According to the description, the application intends to state a billing charging method for multimedia broadcast which is featured by realtime billing without interactive channel configuration. To that end, the invention applied for patent adopts a technical solution included in the claim to transmit the billing pulses corresponding to the rate of specific service from billing center and multimedia broadcasting terminal to billing terminal, which counts the pulses when the users enjoys specific service, and therefore, real-time billing can be achieved without interactive channel configuration.

The examiner is right in that there is a prior art for the transmission of billing pulses among billing center, multimedia broadcasting terminal and billing terminal, but wrong in his or her failure to examine the technical solution as a whole.
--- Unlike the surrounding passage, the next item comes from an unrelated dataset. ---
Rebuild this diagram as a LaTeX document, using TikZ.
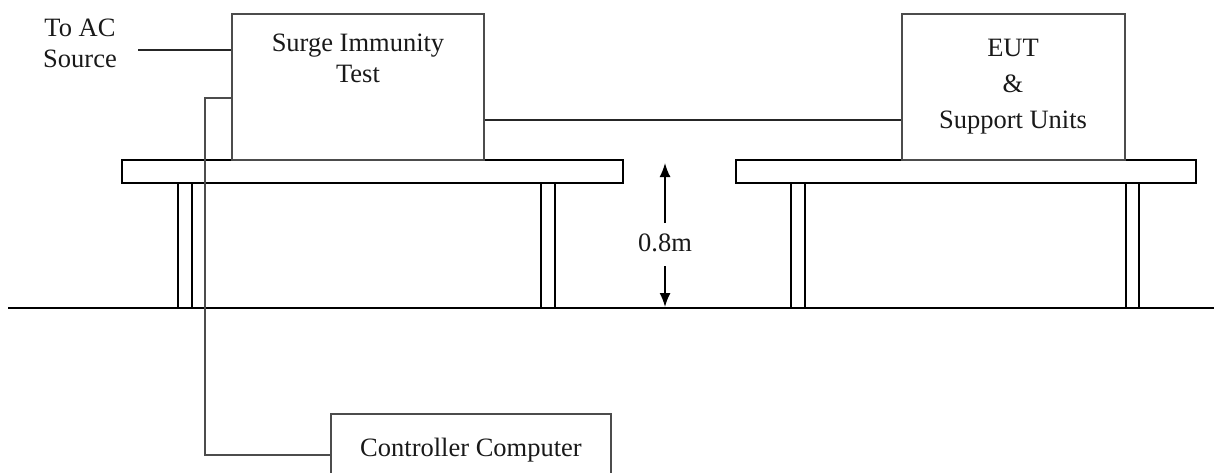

Therefore, the examiner fails to realize that all prior arts need interactive channel configuration to transmit billing pulses for realtime billing, whereas the broadcast service without interactive channel can not be real-timely charged because broadcast network can not monitor the consumption due to the lack of interaction between consumer’s action and such network, and therefore prepaid system was inevitably introduced. In conclusion, the examiner fails to realize that the technical solution as a whole can resolve the technical problem which can not be resolved by any prior art because of his or her separate examination of the application.

It can be seen from the above case that, when judging whether the technical solution in a claim is a business method or not, the examiner should: (a) discard the prejudice that “charging is related to business method” and, (b) not divide the claim into separate parts and determine, according to such division, whether the technical solution for the problem is a technical issue or not, adopts technical method or not, and results in technical effect or not. Where there is a solution in the claim to be examined for its being a business method or not, the examiner should not only take the claim as a whole, but also put the claim into the application and examine them as a whole, in order to make a conclusion whether such problem intended to be resolved is a technical issue or not.

IV. Summary

In retrospection to the origin of business method and making an analysis of the characteristics of telecommunications billing systems, the essay puts forward that, in such examination, the examiner should not divide the claim into several parts. Instead, he or she should put the claim into the application as a whole, and examine them as a whole too. The examiner should focus on the point whether the business method adopts technical means and results in corresponding technical effect.

The author hopes that this essay may help scientific and technical personnel, agencies and examiners related to billing technologies in communication to have a better understanding of the relation between billing and business method for a good application and examination as well.